Eyeball man took a different angle and told me about how in his youth he had a choice of military or public service and he chose public service and was assigned to parametric team for a year. He was surprised the most about the way other people reacted when he would arrive on the scene. People would just stand there and watch other people die or get more injured and never provide a helping hand. They would almost seem just frozen or gawking to the point of inaction. Convinced these people would be the type that when confronted with the hypothetical question if they would help some one in danger they would respond emphatically yes.
These conversations sparked a challenge to my perception that we can know who we are and how we will respond to any situation that is extreme or perhaps even out of our normal experience. I spend a gazillion hours clearly defining myself and am fascinated by the idea that all my constructs of self may or may not hold up under unusual circumstances. Someone suffers or loses someone or something and we all have a judgment for what is the acceptable response in those situations. While not all our individual responses may align, in our mind we all have an answer (I think this is true but I have no facts) that comes to our minds immediately on the appropriate and even acceptable response. Those may be different as we have tolerance for not having the appropriate response but there is an acceptable answer as well that we have self-defined.
Would I eat human meat? If I really believed it was the only way to survive, most definitely. Would I crack under the pressure and turn into a screaming shrew on Amazing Race? I totally believe I would become irritated and unglued. Would I help someone who was being hurt or victimized in front of me? I would say yes unless the risk to my own self was too high. I do not think I would run into a burning building or draw sniper fire away from a victim, as the fear of my own safety would out weigh the desire to help a fellow human in distress.

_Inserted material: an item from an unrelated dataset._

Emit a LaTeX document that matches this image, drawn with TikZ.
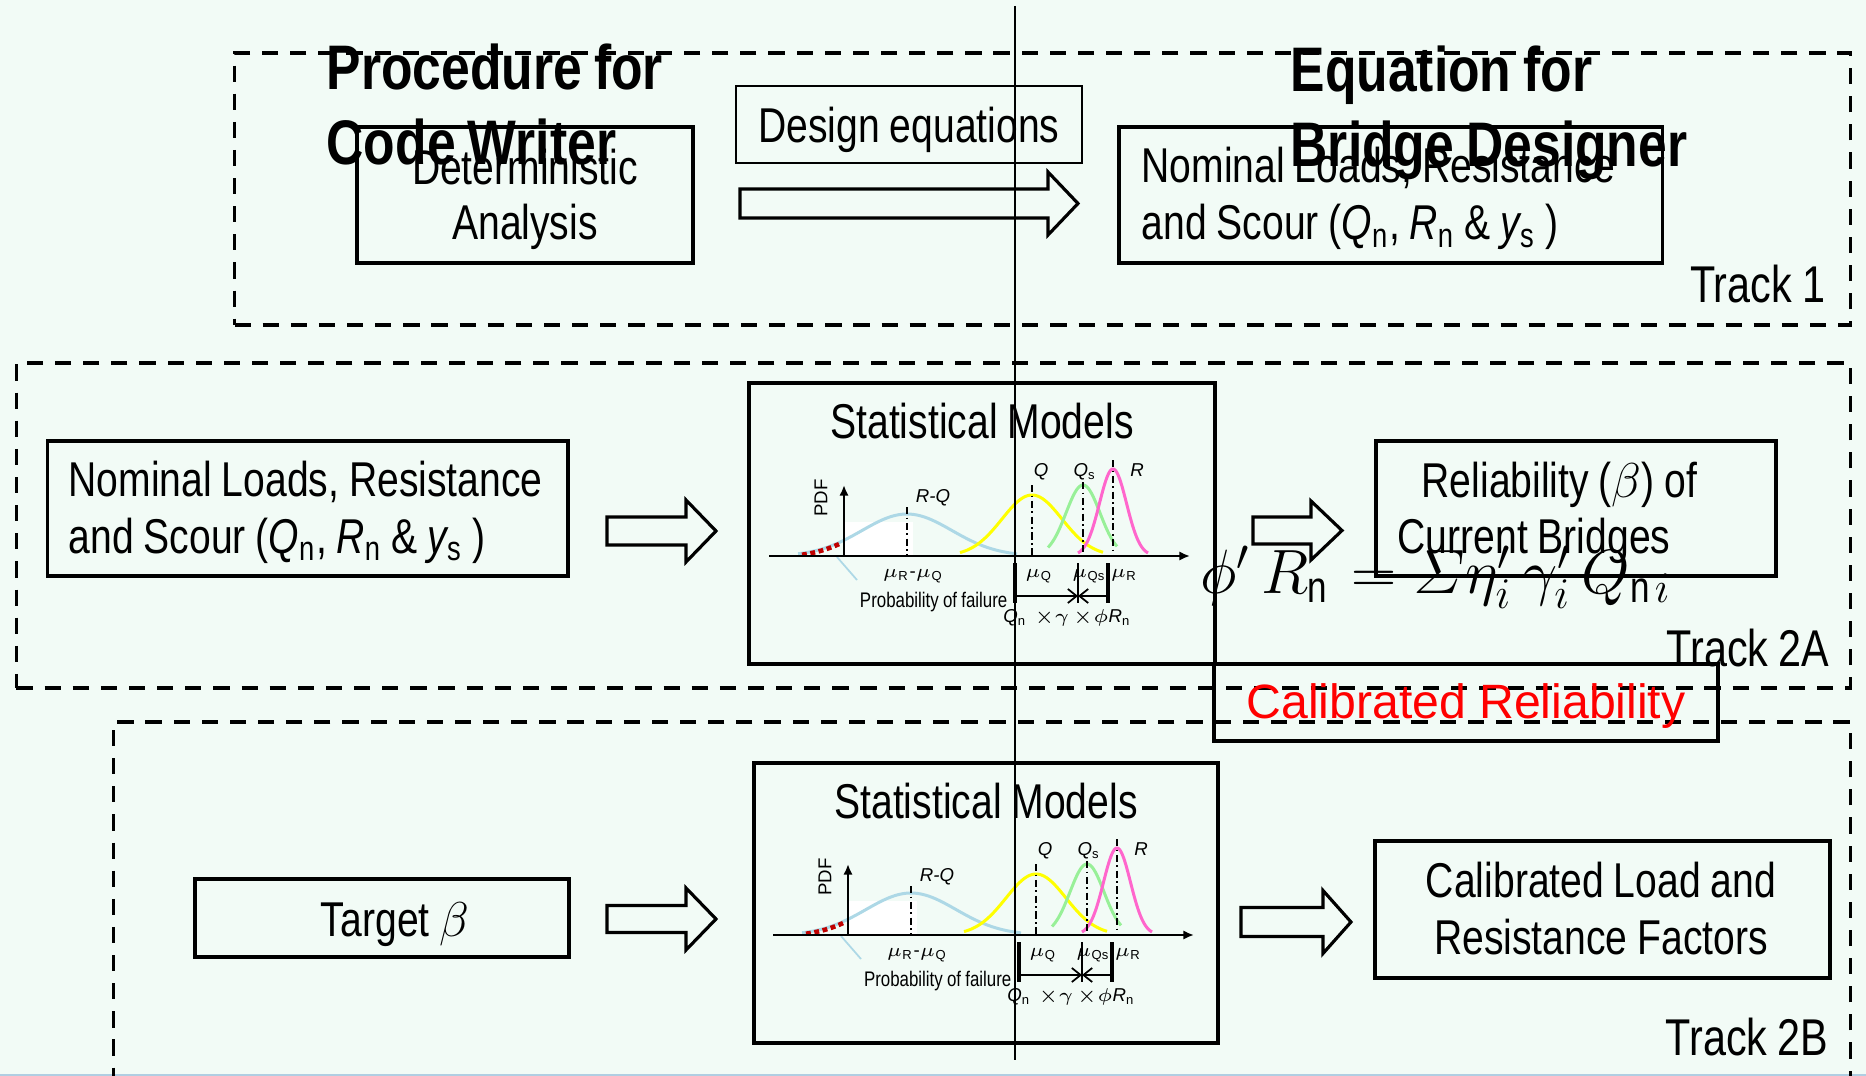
\RequirePackage{fix-cm}
\documentclass[tikz,border=0pt]{standalone}
\usepackage{amsmath}
\usepackage{fontspec}
\setmainfont{Liberation Sans}[FakeStretch=0.8, WordSpace=0.9]
\newfontfamily\widefont{Liberation Sans}
\newfontfamily\titlefont{Liberation Sans}[FakeStretch=0.82, WordSpace=0.85]
\usetikzlibrary{arrows.meta}
\definecolor{bg}{RGB}{242,251,246}
\definecolor{curveblue}{RGB}{173,216,230}
\definecolor{curveyellow}{RGB}{255,255,0}
\definecolor{curvegreen}{RGB}{152,240,152}
\definecolor{curvepink}{RGB}{255,102,204}
\definecolor{faildark}{RGB}{192,0,0}
\definecolor{edgeblue}{RGB}{176,206,226}
\newcommand{\mainsize}{\fontsize{13.9}{15.9}\selectfont}
\newcommand{\titlesize}{\titlefont\bfseries\fontsize{17.9}{21}\selectfont}
\newcommand{\tracksize}{\fontsize{14.7}{16}\selectfont}
\newcommand{\glabelsize}{\widefont\fontsize{5.3}{6}\selectfont}
\newcommand{\blockarrow}[6]{%
  \draw[blockarr] ({#1},{#4-#5}) -- ({#2},{#4-#5}) -- ({#2},{#4-#6}) -- ({#3},{#4})
    -- ({#2},{#4+#6}) -- ({#2},{#4+#5}) -- ({#1},{#4+#5}) -- cycle;}
\newcommand{\pdfgraph}[3]{%
\begin{scope}[shift={(#1,#2)}]
  \fill[white] (0,-34) rectangle (69,0);
  \draw[curveblue, curveline, domain=-46:173] plot (\x, {-42*exp(-0.5*((\x-63)/45)^2)});
  \draw[faildark, line width=1.3pt, dash pattern=on 1.4pt off 1pt, domain=-42:-4, samples=15]
     plot (\x, {1.5-42*exp(-0.5*((\x-63)/45)^2)});
  \draw[curveblue, line width=0.5pt] (-7,1) -- (13,24);
  \draw[ddot] (63,-49) -- (63,0);
  \draw[curveyellow, curveline, domain=116:259] plot (\x, {-61*exp(-0.5*((\x-188)/30)^2)});
  \draw[curvegreen, curveline, domain=204:273] plot (\x, {-71*exp(-0.5*((\x-239)/17)^2)});
  \draw[curvepink, curveline, domain=234:304] plot (\x, {-87*exp(-0.5*((\x-269)/13.5)^2)});
  \draw[ddot] (188,-71) -- (188,0);
  \draw[ddot] (239,-74) -- (239,0);
  \draw[ddot] (269,-96) -- (269,0);
  \draw[line width=0.6pt, -{Latex[length=3pt,width=2.6pt]}] (-75,0) -- (346,0);
  \draw[line width=0.6pt, -{Latex[length=3pt,width=2.6pt]}] (0,0) -- (0,-71);
  \node[glabel, rotate=90] (#3pdf) at (-23,-58) {PDF};
  \node[glabel, anchor=base] (#3rq) at (89,-54) {\itshape R-Q};
  \node[glabel, anchor=base] (#3q) at (197,-80) {\itshape Q};
  \node[glabel, anchor=base] (#3qs) at (241,-80) {{\itshape Q}\textsubscript{s}};
  \node[glabel, anchor=base] (#3r) at (293,-80) {\itshape R};
  \node[glabel, anchor=base] (#3mrq) at (69,21) {$\mu$\textsubscript{R}-$\mu$\textsubscript{Q}};
  \node[glabel, anchor=base] (#3mq) at (195,21) {$\mu$\textsubscript{Q}};
  \node[glabel, anchor=base] (#3mqs) at (245,21) {$\mu$\textsubscript{Qs}};
  \node[glabel, anchor=base] (#3mr) at (280,21) {$\mu$\textsubscript{R}};
  \node[inner sep=0, anchor=base east, font=\fontsize{6}{7}\selectfont] (#3pf) at (164,51) {Probability of failure};
  \draw[line width=0.9pt] (171,7) -- (171,47);
  \draw[line width=0.9pt] (264,7) -- (264,47);
  \draw[line width=0.4pt] (234,7) -- (234,47);
  \draw[line width=0.5pt, -{Straight Barb[length=2.5pt,width=4pt]}] (171,40) -- (234,40);
  \draw[line width=0.5pt, -{Straight Barb[length=2.5pt,width=4pt]}] (264,40) -- (234,40);
  \node[glabel, anchor=base] (#3qn) at (171,66) {{\itshape Q}\textsubscript{n}};
  \node[glabel, anchor=base] (#3g) at (208,66) {$\times\gamma$};
  \node[glabel, anchor=base] (#3pr) at (258,66) {$\times\phi${\itshape R}\textsubscript{n}};
\end{scope}}
\newcommand{\scourline}{and Scour ({\itshape Q}\textsubscript{n}, {\itshape R}\textsubscript{n} \& {\itshape y}\textsubscript{s} )}
\begin{document}
\begin{tikzpicture}[x=0.01cm, y=-0.01cm,
  trackbox/.style={draw, line width=1pt, dash pattern=on 4.6pt off 3.4pt, inner sep=0pt},
  box/.style={draw, line width=0.95pt, inner sep=0pt},
  thinbox/.style={draw, line width=0.55pt, inner sep=0pt},
  txt/.style={inner sep=0pt, font=\mainsize},
  titletext/.style={inner sep=0pt, font=\titlesize},
  tracklabel/.style={inner sep=0pt, font=\tracksize},
  blockarr/.style={draw, line width=0.9pt, line join=miter},
  curveline/.style={line width=0.85pt, samples=60, smooth},
  ddot/.style={line width=0.55pt, dash pattern=on 2pt off 1pt on 0.5pt off 1pt},
  glabel/.style={inner sep=0pt, font=\glabelsize}]
\clip (0,0) rectangle (1866,1076);
\fill[bg] (0,0) rectangle (1866,1076);
\coordinate (edgeL) at (0,1075);
\coordinate (edgeR) at (1866,1075);
\draw[edgeblue, line width=0.6pt] (edgeL) -- (edgeR);

% track frames
\node[trackbox, minimum width=16.15cm, minimum height=2.72cm] (track1) at (1042.5,189) {};
\node[trackbox, minimum width=18.33cm, minimum height=3.25cm] (track2a) at (933.5,525.5) {};
\node[trackbox, minimum width=17.36cm, minimum height=4.0cm] (track2b) at (982,922) {};

% Track 1
\node[box, minimum width=3.36cm, minimum height=1.36cm] (det) at (525,195) {};
\node[txt, anchor=base] (detA) at (525,185) {Deterministic};
\node[txt, anchor=base] (detB) at (525,240) {Analysis};
\node[thinbox, minimum width=3.46cm, minimum height=0.77cm] (design) at (909,124.5) {};
\node[txt, anchor=base] (designT) at (909,143) {Design equations};
\node[box, minimum width=5.43cm, minimum height=1.36cm] (nom1) at (1390.5,195) {};
\node[txt, anchor=base west] (nom1A) at (1141,183) {Nominal Loads, Resistance};
\node[txt, anchor=base west] (nom1B) at (1141,240) {\scourline};
\blockarrow{740}{1048}{1078}{203.5}{14.5}{31.5}
\node[tracklabel, anchor=base east] (lab1) at (1826,303) {Track 1};

% Track 2A
\node[box, minimum width=5.205cm, minimum height=1.35cm] (nom2) at (307.75,508.5) {};
\node[txt, anchor=base west] (nom2A) at (68,496) {Nominal Loads, Resistance};
\node[txt, anchor=base west] (nom2B) at (68,553) {\scourline};
\blockarrow{607}{686}{716}{531}{14}{31}
\node[box, minimum width=4.66cm, minimum height=2.81cm] (stats1) at (982,523.5) {};
\node[txt, anchor=base] (stats1title) at (982,439) {Statistical Models};
\pdfgraph{844}{556}{ga}
\blockarrow{1253}{1311}{1342}{530.5}{13.5}{29.5}
\node[box, minimum width=4.0cm, minimum height=1.35cm] (rel) at (1576,508.5) {};
\node[txt, anchor=base west] (relA) at (1421,497) {Reliability ($\beta$) of};
\node[txt, anchor=base west] (relB) at (1397,553) {Current Bridges};
\node[inner sep=0pt, anchor=base west, font=\fontsize{17.8}{19}\selectfont] (eq) at (1200,593)
  {$\phi'\, R_{\mathrm{n}} = \varSigma \eta_i'\, \gamma_i'\, Q_{\mathrm{n}i}$};
\node[box, minimum width=5.04cm, minimum height=0.77cm] (calrel) at (1466,702.5) {};
\node[inner sep=0pt, anchor=base, font=\widefont\fontsize{13.7}{15}\selectfont, text=red] (calrelT) at (1466,718) {Calibrated Reliability};
\node[tracklabel, anchor=base east] (lab2a) at (1830,666) {Track 2A};

% Track 2B
\node[box, minimum width=3.74cm, minimum height=0.78cm] (target) at (382,918) {};
\node[txt, anchor=base] (targetT) at (395,936) {Target $\beta$};
\blockarrow{607}{686}{716}{919}{13.5}{31}
\node[box, minimum width=4.64cm, minimum height=2.80cm] (stats2) at (986,903) {};
\node[txt, anchor=base] (stats2title) at (986,818) {Statistical Models};
\pdfgraph{848}{935}{gb}
\blockarrow{1241}{1323}{1351}{922}{14.5}{31.5}
\node[box, minimum width=4.55cm, minimum height=1.37cm] (callf) at (1602.5,909.5) {};
\node[txt, anchor=base] (callfA) at (1601,897) {Calibrated Load and};
\node[txt, anchor=base] (callfB) at (1601,954) {Resistance Factors};
\node[tracklabel, anchor=base east] (lab2b) at (1829,1055) {Track 2B};

% headings
\node[titletext, anchor=base west] (title1a) at (326,90) {Procedure for};
\node[titletext, anchor=base west] (title1b) at (326,165) {Code Writer};
\node[titletext, anchor=base west] (title2a) at (1290,92) {Equation for};
\node[titletext, anchor=base west] (title2b) at (1290,167) {Bridge Designer};

% divider
\coordinate (vtop) at (1015,6);
\coordinate (vbot) at (1015,1060);
\draw[line width=0.55pt] (vtop) -- (vbot);
\end{tikzpicture}
\end{document}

How would I manage a death of someone close to me? I think I would be sad, mourn and move on keeping the sadness inside and swallowing it for no one else to see. Are my responses acceptable or appropriate to everyone, probably not but they are how I see myself.

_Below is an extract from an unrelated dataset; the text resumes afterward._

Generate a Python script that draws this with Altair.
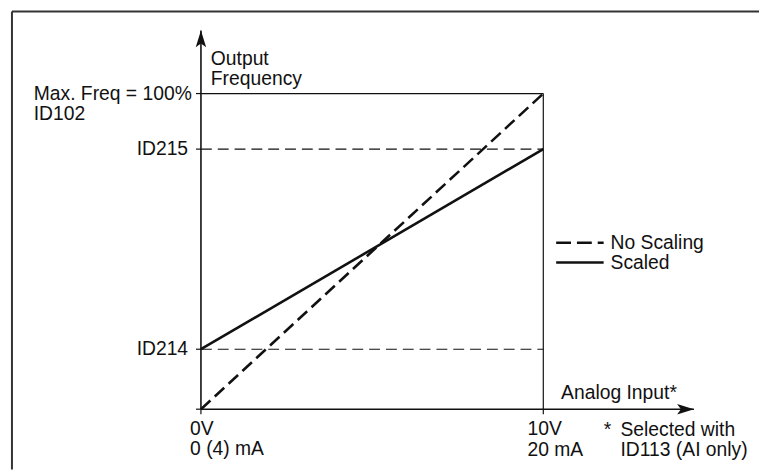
import altair as alt
import pandas as pd

# ---- values (x: analog input in V, y: output frequency in % of max) ----
level_names = ["Max. Freq", "ID215", "ID214"]
level_values = [100.0, 82.4, 19.0]
x_tick_values = [0.0, 10.0]
series_names = ["No Scaling", "Scaled"]
series_start = [0.0, 19.0]
series_end = [100.0, 82.4]
x_min, x_max = 0.0, 10.0
y_axis_top = 120.0
x_axis_end = 14.4

INK = "#111111"
FONT = "Liberation Sans"
FS = 19.5

xs = alt.Scale(domain=[0, 10], range=[195, 541], nice=False, zero=False)
ys = alt.Scale(domain=[0, 100], range=[403, 84], nice=False, zero=False)
X = lambda f: alt.X(f, scale=xs, axis=None)
Y = lambda f: alt.Y(f, scale=ys, axis=None)

# axes
axes_df = pd.DataFrame({
    "x": [x_min, x_min], "y": [0.0, 0.0],
    "x2": [x_min, x_axis_end], "y2": [y_axis_top, 0.0],
})
axes = alt.Chart(axes_df).mark_rule(color=INK, strokeWidth=1.6).encode(
    x=X("x:Q"), y=Y("y:Q"), x2="x2:Q", y2="y2:Q")

# arrow heads
ARROW = "M0,0 L0.62,2 L0,1.55 L-0.62,2 Z"
arrow_up = alt.Chart(pd.DataFrame({"x": [x_min], "y": [y_axis_top]})).mark_point(
    shape=ARROW, filled=True, opacity=1, color=INK, size=289, strokeWidth=0).encode(
    x=X("x:Q"), y=Y("y:Q"))
arrow_right = alt.Chart(pd.DataFrame({"x": [x_axis_end], "y": [0.0]})).mark_point(
    shape=ARROW, filled=True, opacity=1, color=INK, size=289, strokeWidth=0,
    angle=90).encode(x=X("x:Q"), y=Y("y:Q"))

# frame: max freq line and right vertical
frame_df = pd.DataFrame({
    "x": [x_min, x_max], "y": [level_values[0], 0.0],
    "x2": [x_max, x_max], "y2": [level_values[0], level_values[0]],
})
frame = alt.Chart(frame_df).mark_rule(color=INK, strokeWidth=1.2).encode(
    x=X("x:Q"), y=Y("y:Q"), x2="x2:Q", y2="y2:Q")

# dashed ID levels
lvl_df = pd.DataFrame({"name": level_names[1:], "v": level_values[1:],
                       "a": [x_min, x_min], "b": [x_max, x_max]})
lvl = alt.Chart(lvl_df).mark_rule(color=INK, strokeWidth=1.2, strokeDash=[11, 6]).encode(
    x=X("a:Q"), x2="b:Q", y=Y("v:Q"))

# ticks
ytick_df = pd.DataFrame({"v": level_values + [0.0]})
yticks = alt.Chart(ytick_df).mark_rule(color=INK, strokeWidth=1.2).encode(
    x=alt.value(190), x2=alt.value(195), y=Y("v:Q"))
xtick_df = pd.DataFrame({"v": x_tick_values})
xticks = alt.Chart(xtick_df).mark_rule(color=INK, strokeWidth=1.2).encode(
    x=X("v:Q"), y=alt.value(403), y2=alt.value(408))

# series lines
ser_df = pd.DataFrame({"series": series_names, "x": [x_min, x_min], "y": series_start,
                       "x2": [x_max, x_max], "y2": series_end})
no_scaling = alt.Chart(ser_df).transform_filter(
    alt.datum.series == series_names[0]).mark_rule(
    color=INK, strokeWidth=2.6, strokeCap="butt", strokeDash=[13, 6]).encode(
    x=X("x:Q"), y=Y("y:Q"), x2="x2:Q", y2="y2:Q")
scaled = alt.Chart(ser_df).transform_filter(
    alt.datum.series == series_names[1]).mark_rule(
    color=INK, strokeWidth=2.6, strokeCap="butt").encode(
    x=X("x:Q"), y=Y("y:Q"), x2="x2:Q", y2="y2:Q")

layers = [lvl, frame, yticks, xticks, axes, no_scaling, scaled, arrow_up, arrow_right]

# legend
leg_rows = [(series_names[0], 234.7, 241, [15, 6]), (series_names[1], 254.7, 261, None)]
for name, ly, ty, dash in leg_rows:
    kw = dict(color=INK, strokeWidth=2.6, strokeCap="butt")
    if dash:
        kw["strokeDash"] = dash
    d = pd.DataFrame({"t": [name]})
    layers.append(alt.Chart(d).mark_rule(**kw).encode(
        x=alt.value(554), x2=alt.value(602), y=alt.value(ly)))
    layers.append(alt.Chart(d).mark_text(align="left", baseline="alphabetic", font=FONT,
                                         fontSize=FS, color=INK).encode(
        x=alt.value(609), y=alt.value(ty), text="t:N"))

# annotations (left aligned)
ann_left = [
    ("Output", 205, 55), ("Frequency", 205, 75),
    ("Max. Freq = 100%", 26, 91), ("ID102", 26, 111),
    ("0V", 184, 429), ("0 (4) mA", 184, 449),
    ("10V", 525, 429), ("20 mA", 525, 450),
    ("Analog Input*", 559, 393), ("*", 602, 430),
    ("Selected with", 619, 430), ("ID113 (AI only)", 619, 450),
]
for t, px, py in ann_left:
    layers.append(alt.Chart(pd.DataFrame({"t": [t]})).mark_text(
        align="left", baseline="alphabetic", font=FONT, fontSize=FS, color=INK).encode(
        x=alt.value(px), y=alt.value(py), text="t:N"))

layers.append(alt.Chart(lvl_df).mark_text(align="right", baseline="middle", font=FONT,
                                          fontSize=FS, color=INK).encode(
    x=alt.value(182), y=Y("v:Q"), text="name:N"))

# border
bd = pd.DataFrame({"k": [0]})
layers.append(alt.Chart(bd).mark_rule(color="#333333", strokeWidth=2).encode(
    x=alt.value(4), x2=alt.value(759), y=alt.value(1)))
layers.append(alt.Chart(bd).mark_rule(color="#333333", strokeWidth=2).encode(
    x=alt.value(4), y=alt.value(1), y2=alt.value(464)))

chart = alt.layer(*layers).properties(
    width=759, height=464, autosize=alt.AutoSizeParams(type="none"), padding=0
).configure_view(stroke=None)

chart.save("out.html", embed_options={"renderer": "svg", "actions": False})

I know I deal with things but cutting them out of my mind and heart so I do not feel things that hurt. I know that I genuinely want to help people but my own desire to survive is stronger than my sense of duty to my fellow human. I know that I do not believe in god or the afterworld and actually have very little enthusiasm about this life, this world and in the end would risk and retreat more than I would be proud of seeing in action.
I have historical trauma that tends to support my understanding of myself, but is it that the things I think relate are really shadows in comparison to an extreme condition? I have to believe my childhood was a bit of an extreme condition. I look at the years after childhood, full of strange and awful things and yet I survived them as I would have expected. The question in my mind is if we really do not know what we would do in an extreme circumstance or are we just not very honest with others and ourselves around us when we are asked.